Penghasilan tertentu lainnya, yang diatur dengan atau berdasarkan Peraturan Pemerintah.
PPh final untuk sewa rumah wajib dibayar pemberi sewa apabila penyewa rumah adalah orang pribadi. Namun jika penyewa rumah adalah badan usaha atau pengusaha kena pajak (PKP), maka PPh wajib dipotong oleh penyewa, dan penyewa wajib memberikan bukti potong kepada yang menyewakan atau yang menerima penghasilan.
Tarif PPh atas penghasilan dari penyewaan rumah adalah sebesar 10% dari pendapatan bruto yang kita dapatkan dari uang sewa per tahun. Pendapatan bruto ini artinya termasuk juga biaya-biaya dalam bentuk apapun yang berkaitan dengan rumah yang disewa, termasuk biaya perawatan, biaya pemeliharaan, biaya keamanan, biaya fasilitas lainnya, dan service charge.
Untuk mengetahui cara menghitungnya, mari simak contoh kasus berikut ini:
Budi menyewakan rumahnya kepada Pratama dengan harga sewa per tahun Rp 36 juta. Selain biaya pokok sewa, Budi juga mengenakan biaya perawatan dan pemeliharaan rumah, serta biaya kemanan kepada Pratama senilai total Rp 3 juta per tahun. Dengan demikian, PPh yang perlu dibayar Budi untuk tahun pajak tersebut adalah:
Penghasilan bruto x 10% = nilai PPh (36 juta + 3 juta) x 10% = Rp 3,9 juta
- Pajak pertambahan nilai (PPN) Selain PPh, pajak lain yang masih berkaitan dengan sewa-menyewa rumah adalah PPN. Meski demikian, tidak semua penyewaan rumah akan dikenai PPN. Ini bergantung lagi kepada status penyewa.
Jika penyewa rumah adalah badan usaha atau PKP, maka pemberi sewa wajib menambahkan elemen PPN ke dalam tarif sewa sebesar 11% dari nilai sewa. Namun jika penyewa adalah orang pribadi, maka harga sewa tahunan yang dibebankan kepada penyewa sudah mengandung unsur PPN di dalamnya.

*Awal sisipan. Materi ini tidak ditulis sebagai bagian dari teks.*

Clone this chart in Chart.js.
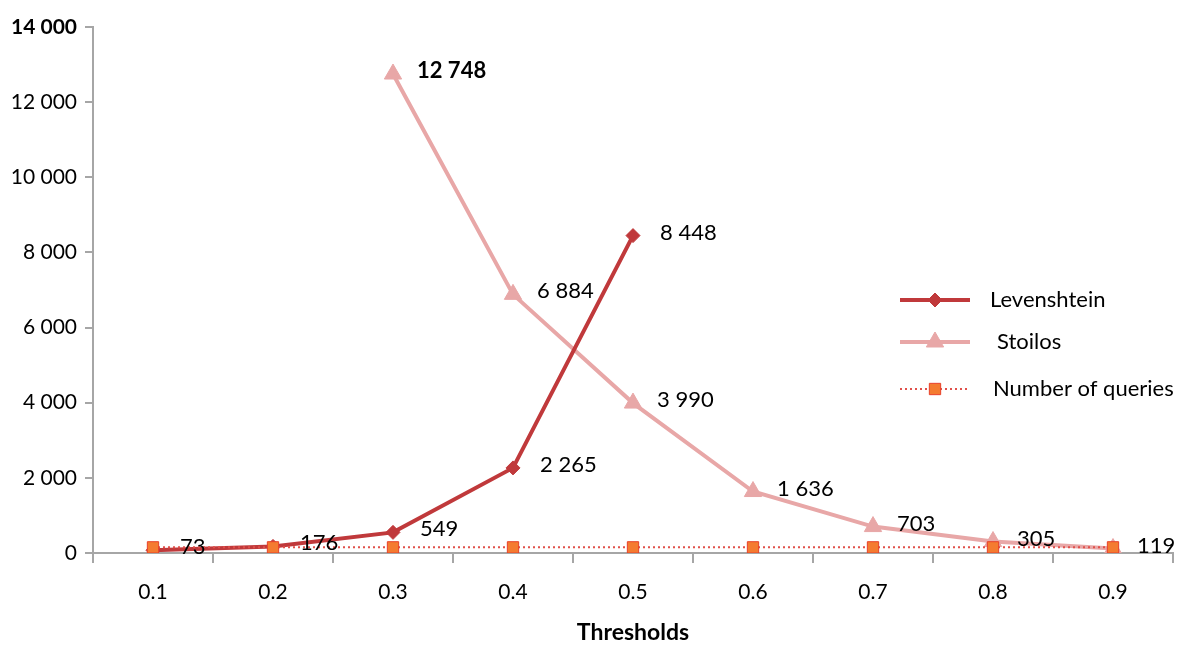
<!DOCTYPE html>
<html>
<head>
<meta charset="utf-8">
<script src="https://cdn.jsdelivr.net/npm/chart.js@4.4.1/dist/chart.umd.min.js"></script>
<style>
  html, body { margin: 0; padding: 0; background: #fff; }
  #wrap { width: 1200px; height: 654px; position: relative; }
</style>
</head>
<body>
<div id="wrap"><canvas id="chart"></canvas></div>
<script>
// Data
const thresholds = ['0.1', '0.2', '0.3', '0.4', '0.5', '0.6', '0.7', '0.8', '0.9'];
const levenshtein = [73, 176, 549, 2265, 8448, null, null, null, null];
const stoilos = [null, null, 12748, 6884, 3990, 1636, 703, 305, 119];
const queries = [150, 150, 150, 150, 150, 150, 150, 150, 150];
const yTicks = [0, 2000, 4000, 6000, 8000, 10000, 12000, 14000];

const FONT = 'Lato, "Open Sans", sans-serif';
const levColor = '#C0393B';
const stoColor = '#E8A7A7';
const qLine = '#E0504A';
const qFill = '#F47B30';

// Format numbers with space thousand separator
function fmt(v) {
    return String(v).replace(/\B(?=(\d{3})+(?!\d))/g, ' ');
}

// Value labels next to points
const valueLabels = {
    id: 'valueLabels',
    afterDatasetsDraw(chart) {
        const c = chart.ctx;
        const maxSto = Math.max(...stoilos.filter(v => v !== null));
        chart.data.datasets.forEach((ds, i) => {
            if (!ds.showValues) return;
            const meta = chart.getDatasetMeta(i);
            meta.data.forEach((pt, j) => {
                const v = ds.data[j];
                if (v === null || v === undefined) return;
                c.save();
                const bold = ds === chart.data.datasets[2] && v === maxSto;
                c.font = (bold ? 'bold ' : '') + '22px ' + FONT;
                c.fillStyle = '#000';
                c.textAlign = 'left';
                c.textBaseline = 'middle';
                c.fillText(fmt(v), pt.x + ds.labelDx, pt.y + ds.labelDy);
                c.restore();
            });
        });
    }
};

// Legend drawn inside the plot, on the right
const sideLegend = {
    id: 'sideLegend',
    afterDraw(chart) {
        const c = chart.ctx;
        const items = [
            { ds: 1, y: 300, textX: 990, text: 'Levenshtein' },
            { ds: 2, y: 342, textX: 997, text: 'Stoilos' },
            { ds: 0, y: 389, textX: 993, text: 'Number of queries' }
        ];
        items.forEach(it => {
            const ds = chart.data.datasets[it.ds];
            c.save();
            c.strokeStyle = ds.borderColor;
            c.lineWidth = ds.borderWidth;
            c.setLineDash(ds.borderDash || []);
            c.beginPath();
            c.moveTo(900, it.y);
            c.lineTo(970, it.y);
            c.stroke();
            c.setLineDash([]);
            c.fillStyle = ds.pointBackgroundColor;
            c.strokeStyle = ds.pointBorderColor;
            c.lineWidth = ds.pointBorderWidth;
            Chart.helpers.drawPoint(c, {
                pointStyle: ds.pointStyle,
                radius: ds.pointRadius,
                rotation: 0,
                borderWidth: ds.pointBorderWidth
            }, 935, it.y);
            c.font = '22px ' + FONT;
            c.fillStyle = '#000';
            c.textAlign = 'left';
            c.textBaseline = 'middle';
            c.fillText(it.text, it.textX, it.y);
            c.restore();
        });
    }
};

new Chart(document.getElementById('chart'), {
    type: 'line',
    data: {
        labels: thresholds,
        datasets: [
            {
                label: 'Number of queries',
                data: queries,
                order: 0,
                borderColor: qLine,
                borderWidth: 2,
                borderDash: [2, 3],
                pointStyle: 'rect',
                pointRadius: 8,
                pointBackgroundColor: qFill,
                pointBorderColor: '#E8402A',
                pointBorderWidth: 1,
                showValues: false
            },
            {
                label: 'Levenshtein',
                data: levenshtein,
                order: 1,
                borderColor: levColor,
                borderWidth: 4,
                pointStyle: 'rectRot',
                pointRadius: 7,
                pointBackgroundColor: levColor,
                pointBorderColor: levColor,
                pointBorderWidth: 1,
                showValues: true,
                labelDx: 27,
                labelDy: -3
            },
            {
                label: 'Stoilos',
                data: stoilos,
                order: 2,
                borderColor: stoColor,
                borderWidth: 4,
                pointStyle: 'triangle',
                pointRadius: 10,
                pointBackgroundColor: stoColor,
                pointBorderColor: stoColor,
                pointBorderWidth: 1,
                showValues: true,
                labelDx: 24,
                labelDy: -3
            }
        ]
    },
    options: {
        responsive: true,
        maintainAspectRatio: false,
        animation: false,
        layout: { padding: { top: 27, right: 27, left: 0, bottom: 0 } },
        plugins: {
            legend: { display: false },
            tooltip: { enabled: false }
        },
        scales: {
            x: {
                offset: true,
                afterFit: s => { s.height = 101; },
                grid: {
                    offset: true,
                    drawOnChartArea: false,
                    tickLength: 10,
                    color: '#A6A6A6',
                    lineWidth: 2
                },
                border: { color: '#A6A6A6', width: 2 },
                ticks: {
                    padding: 17,
                    color: '#000',
                    font: { family: FONT, size: 21 },
                    maxRotation: 0
                },
                title: {
                    display: true,
                    text: 'Thresholds',
                    color: '#000',
                    font: { family: FONT, size: 23, weight: 'bold' },
                    padding: { top: 0, bottom: 8 }
                }
            },
            y: {
                min: 0,
                max: 14000,
                afterFit: s => { s.width = 93; },
                afterBuildTicks: s => { s.ticks = yTicks.map(v => ({ value: v })); },
                grid: {
                    drawOnChartArea: false,
                    tickLength: 8,
                    color: '#A6A6A6',
                    lineWidth: 2
                },
                border: { color: '#A6A6A6', width: 2 },
                ticks: {
                    padding: 8,
                    color: '#000',
                    callback: v => fmt(v),
                    font: ctx => ({
                        family: FONT,
                        size: 21,
                        weight: ctx.tick && ctx.tick.value === 14000 ? 'bold' : 'normal'
                    })
                }
            }
        }
    },
    plugins: [valueLabels, sideLegend]
});
</script>
</body>
</html>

Apabila PPN berlaku dalam transaksi sewa-menyewa, maka pajak ini akan dibebankan kepada penyewa. Namun, pembayarannya akan dilakukan oleh pemberi sewa atau dengan kata lain akan disetorkan oleh pihak yang memberikan sewa.
Cara menghitung PPN pada dasarnya sama dengan PPH, yakni 11% x nilai sewa setahun. Jadi jika harga sewa setahun adalah Rp 36 juta, maka PPN yang dibebankan adalah sebesar Rp 3,96 juta. Maka jumlah inilah yang perlu disetorkan oleh pemberi sewa kepada badan pajak.

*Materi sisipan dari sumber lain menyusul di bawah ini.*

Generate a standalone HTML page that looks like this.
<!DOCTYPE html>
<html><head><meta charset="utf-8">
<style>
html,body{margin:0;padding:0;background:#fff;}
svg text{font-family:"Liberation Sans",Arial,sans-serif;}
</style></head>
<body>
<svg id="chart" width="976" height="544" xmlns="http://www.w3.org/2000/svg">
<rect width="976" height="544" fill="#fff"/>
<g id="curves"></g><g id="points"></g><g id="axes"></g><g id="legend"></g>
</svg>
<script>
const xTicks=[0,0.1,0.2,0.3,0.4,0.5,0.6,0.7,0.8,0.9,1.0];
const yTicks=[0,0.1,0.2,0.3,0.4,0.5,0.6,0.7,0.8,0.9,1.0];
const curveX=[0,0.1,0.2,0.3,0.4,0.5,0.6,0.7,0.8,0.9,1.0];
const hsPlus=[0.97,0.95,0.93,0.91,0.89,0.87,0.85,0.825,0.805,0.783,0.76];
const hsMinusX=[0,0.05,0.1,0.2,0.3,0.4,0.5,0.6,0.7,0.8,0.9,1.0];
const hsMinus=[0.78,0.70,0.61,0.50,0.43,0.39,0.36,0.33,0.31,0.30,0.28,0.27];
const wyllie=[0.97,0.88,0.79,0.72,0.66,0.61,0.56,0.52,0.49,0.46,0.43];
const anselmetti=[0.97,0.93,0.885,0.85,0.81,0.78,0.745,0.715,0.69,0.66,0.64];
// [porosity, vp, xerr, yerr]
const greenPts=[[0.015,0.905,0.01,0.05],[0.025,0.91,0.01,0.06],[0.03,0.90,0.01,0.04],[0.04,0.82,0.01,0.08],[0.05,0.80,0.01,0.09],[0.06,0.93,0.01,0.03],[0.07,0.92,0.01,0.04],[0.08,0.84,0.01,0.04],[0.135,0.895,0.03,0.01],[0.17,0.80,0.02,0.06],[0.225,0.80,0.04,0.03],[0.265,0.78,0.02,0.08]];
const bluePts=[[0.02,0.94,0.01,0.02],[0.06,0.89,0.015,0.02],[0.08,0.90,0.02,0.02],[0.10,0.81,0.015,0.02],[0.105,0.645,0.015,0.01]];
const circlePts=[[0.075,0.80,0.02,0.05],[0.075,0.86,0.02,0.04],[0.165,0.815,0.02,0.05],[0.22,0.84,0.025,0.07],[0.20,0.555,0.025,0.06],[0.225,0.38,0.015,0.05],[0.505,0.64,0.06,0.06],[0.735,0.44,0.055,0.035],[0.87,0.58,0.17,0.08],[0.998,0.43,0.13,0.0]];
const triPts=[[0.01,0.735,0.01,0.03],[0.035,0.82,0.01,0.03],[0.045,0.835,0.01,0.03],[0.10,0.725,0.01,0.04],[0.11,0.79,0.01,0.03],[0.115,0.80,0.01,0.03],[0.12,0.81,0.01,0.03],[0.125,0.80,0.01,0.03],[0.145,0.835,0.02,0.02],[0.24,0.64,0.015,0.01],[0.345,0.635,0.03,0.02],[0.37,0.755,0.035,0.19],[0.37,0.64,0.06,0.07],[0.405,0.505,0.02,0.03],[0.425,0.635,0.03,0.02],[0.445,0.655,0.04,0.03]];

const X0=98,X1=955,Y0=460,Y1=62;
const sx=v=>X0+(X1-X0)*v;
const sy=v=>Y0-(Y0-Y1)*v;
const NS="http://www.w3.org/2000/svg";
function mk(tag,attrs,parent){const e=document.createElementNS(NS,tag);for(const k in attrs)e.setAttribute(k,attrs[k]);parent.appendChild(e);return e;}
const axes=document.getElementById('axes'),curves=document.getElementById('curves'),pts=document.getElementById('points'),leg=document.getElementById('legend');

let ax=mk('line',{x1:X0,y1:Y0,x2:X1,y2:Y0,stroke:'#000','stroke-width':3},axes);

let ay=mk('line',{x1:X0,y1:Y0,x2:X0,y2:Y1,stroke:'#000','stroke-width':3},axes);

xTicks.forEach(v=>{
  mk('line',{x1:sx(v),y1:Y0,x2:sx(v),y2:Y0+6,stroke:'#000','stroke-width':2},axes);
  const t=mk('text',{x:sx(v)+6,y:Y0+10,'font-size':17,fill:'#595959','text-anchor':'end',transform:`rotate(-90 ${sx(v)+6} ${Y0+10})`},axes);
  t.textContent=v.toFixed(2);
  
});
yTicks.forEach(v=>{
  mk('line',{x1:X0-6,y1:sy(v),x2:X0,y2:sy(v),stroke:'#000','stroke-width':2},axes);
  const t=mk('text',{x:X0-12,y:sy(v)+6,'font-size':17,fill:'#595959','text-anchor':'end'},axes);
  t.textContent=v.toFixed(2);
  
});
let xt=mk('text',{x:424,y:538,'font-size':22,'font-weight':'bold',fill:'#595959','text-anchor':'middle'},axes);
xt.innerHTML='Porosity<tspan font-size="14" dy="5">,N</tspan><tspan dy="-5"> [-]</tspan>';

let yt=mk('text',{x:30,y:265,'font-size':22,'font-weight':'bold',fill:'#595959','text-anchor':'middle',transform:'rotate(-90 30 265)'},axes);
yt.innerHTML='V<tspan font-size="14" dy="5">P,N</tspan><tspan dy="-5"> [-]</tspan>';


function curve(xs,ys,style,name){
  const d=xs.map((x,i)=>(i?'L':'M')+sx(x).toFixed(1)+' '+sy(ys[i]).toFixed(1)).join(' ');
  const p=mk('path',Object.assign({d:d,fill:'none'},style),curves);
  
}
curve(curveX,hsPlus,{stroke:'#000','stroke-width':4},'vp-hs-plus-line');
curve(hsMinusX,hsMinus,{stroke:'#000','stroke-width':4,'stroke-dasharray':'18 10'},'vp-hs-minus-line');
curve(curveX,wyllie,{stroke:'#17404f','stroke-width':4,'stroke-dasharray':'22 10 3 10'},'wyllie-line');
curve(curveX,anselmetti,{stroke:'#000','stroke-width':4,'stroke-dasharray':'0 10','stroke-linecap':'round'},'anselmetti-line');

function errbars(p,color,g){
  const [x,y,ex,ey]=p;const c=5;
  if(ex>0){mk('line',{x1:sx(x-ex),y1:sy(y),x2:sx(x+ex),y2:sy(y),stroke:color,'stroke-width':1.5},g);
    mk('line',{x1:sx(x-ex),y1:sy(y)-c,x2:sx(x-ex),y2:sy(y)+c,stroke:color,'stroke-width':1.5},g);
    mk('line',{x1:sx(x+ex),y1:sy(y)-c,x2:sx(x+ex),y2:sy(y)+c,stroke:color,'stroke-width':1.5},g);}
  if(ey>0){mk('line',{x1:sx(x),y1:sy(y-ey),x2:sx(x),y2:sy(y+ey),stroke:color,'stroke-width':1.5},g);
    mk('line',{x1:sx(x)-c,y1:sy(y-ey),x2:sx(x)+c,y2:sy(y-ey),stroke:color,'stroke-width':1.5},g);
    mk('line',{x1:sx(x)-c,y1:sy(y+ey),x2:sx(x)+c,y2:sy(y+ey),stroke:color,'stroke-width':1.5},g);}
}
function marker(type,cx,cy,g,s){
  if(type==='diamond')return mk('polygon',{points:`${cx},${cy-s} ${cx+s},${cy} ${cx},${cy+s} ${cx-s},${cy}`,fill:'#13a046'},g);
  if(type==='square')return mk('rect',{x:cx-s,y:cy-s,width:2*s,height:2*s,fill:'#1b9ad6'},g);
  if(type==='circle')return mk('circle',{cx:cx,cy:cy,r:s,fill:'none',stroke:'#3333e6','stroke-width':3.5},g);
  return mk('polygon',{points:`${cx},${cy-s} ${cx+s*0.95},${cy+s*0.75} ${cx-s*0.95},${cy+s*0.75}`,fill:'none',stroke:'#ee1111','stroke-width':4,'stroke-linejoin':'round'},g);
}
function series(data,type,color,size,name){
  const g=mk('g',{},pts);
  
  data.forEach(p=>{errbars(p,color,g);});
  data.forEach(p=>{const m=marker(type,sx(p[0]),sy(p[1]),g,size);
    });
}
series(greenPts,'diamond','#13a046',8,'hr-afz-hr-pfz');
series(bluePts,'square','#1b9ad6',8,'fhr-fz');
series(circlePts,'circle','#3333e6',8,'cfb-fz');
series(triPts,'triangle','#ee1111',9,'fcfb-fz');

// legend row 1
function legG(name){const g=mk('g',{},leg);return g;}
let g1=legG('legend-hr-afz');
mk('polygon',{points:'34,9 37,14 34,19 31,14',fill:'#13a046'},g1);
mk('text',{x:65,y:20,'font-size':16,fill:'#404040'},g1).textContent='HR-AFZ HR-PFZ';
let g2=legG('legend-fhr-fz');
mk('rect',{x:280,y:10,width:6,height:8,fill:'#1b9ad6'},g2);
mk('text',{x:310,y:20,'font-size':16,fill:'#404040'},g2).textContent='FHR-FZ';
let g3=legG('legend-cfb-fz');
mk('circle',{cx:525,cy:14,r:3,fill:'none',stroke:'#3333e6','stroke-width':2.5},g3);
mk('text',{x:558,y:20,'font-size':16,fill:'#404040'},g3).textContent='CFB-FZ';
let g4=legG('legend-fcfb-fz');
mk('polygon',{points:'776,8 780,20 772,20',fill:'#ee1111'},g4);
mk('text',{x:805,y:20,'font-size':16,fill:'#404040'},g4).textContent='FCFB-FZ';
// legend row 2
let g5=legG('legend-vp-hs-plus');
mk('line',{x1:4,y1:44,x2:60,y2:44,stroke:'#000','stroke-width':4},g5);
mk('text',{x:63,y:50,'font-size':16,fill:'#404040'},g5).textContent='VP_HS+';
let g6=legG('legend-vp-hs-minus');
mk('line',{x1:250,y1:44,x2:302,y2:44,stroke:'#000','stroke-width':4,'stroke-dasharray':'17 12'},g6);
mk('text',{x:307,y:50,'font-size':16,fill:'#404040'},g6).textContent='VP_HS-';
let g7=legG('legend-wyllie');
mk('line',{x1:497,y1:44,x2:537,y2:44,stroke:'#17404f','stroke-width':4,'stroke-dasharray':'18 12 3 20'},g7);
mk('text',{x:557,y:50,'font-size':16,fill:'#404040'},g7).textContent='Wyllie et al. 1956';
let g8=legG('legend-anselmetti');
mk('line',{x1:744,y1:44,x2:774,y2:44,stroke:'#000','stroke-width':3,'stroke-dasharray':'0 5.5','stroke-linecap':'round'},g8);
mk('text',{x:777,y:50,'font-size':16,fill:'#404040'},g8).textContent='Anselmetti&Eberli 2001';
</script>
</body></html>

- Pajak bumi dan bangunan (PBB) Layaknya pemilik rumah, maka pemberi sewa pun wajib menyetor PBB setiap tahun. PBB adalah pungutan wajib yang dibebankan kepada pemilik tanah dan bangunan. Jadi siapapun yang tercatat memiliki lahan, rumah, atau bangunan properti apapun, wajib membayar pajak ini kepada pemerintah.
Berdasarkan pembagian sektor pajak, maka bangunan tempat tinggal, baik itu rumah tapak, apartemen, maupun rumah susun termasuk ke dalam PBB-P2 dan dibayarkan kepada pemerintah daerah.
Menurut Undang-Undang Nomor 28 tahun 2009 tentang Pajak dan Retribusi Daerah (UU PDRD) tarif maksimal yang ditetapkan untuk PBB-P2 adalah sebesar 0,3%. Besar tarif tersebut ditetapkan oleh masing-masing pemerintah daerah, sehingga PBB di satu wilayah akan berbeda dengan PBB di wilayah lainnya.
Nilai PBB-P2 dihitung dengan rumus berikut:
Besar PBB-P2 = tarif daerah x (*NJOP-**NJOPTKP)
*NJOP = nilai jual objek pajak **NJOPTKP - nilai jual objek pajak tidak kena pajak Kesimpulan Menyewakan rumah ternyata juga dikenai sejumlah pajak yang wajib disetorkan oleh pihak pemilik rumah. Jika Anda berniat menyewakan rumah Anda untuk mendapatkan penghasilan pasif, wajib hukumnya mengetahui dan memahami soal pajak-pajak ini agar tidak tersandung masalah pajak di kemudian hari.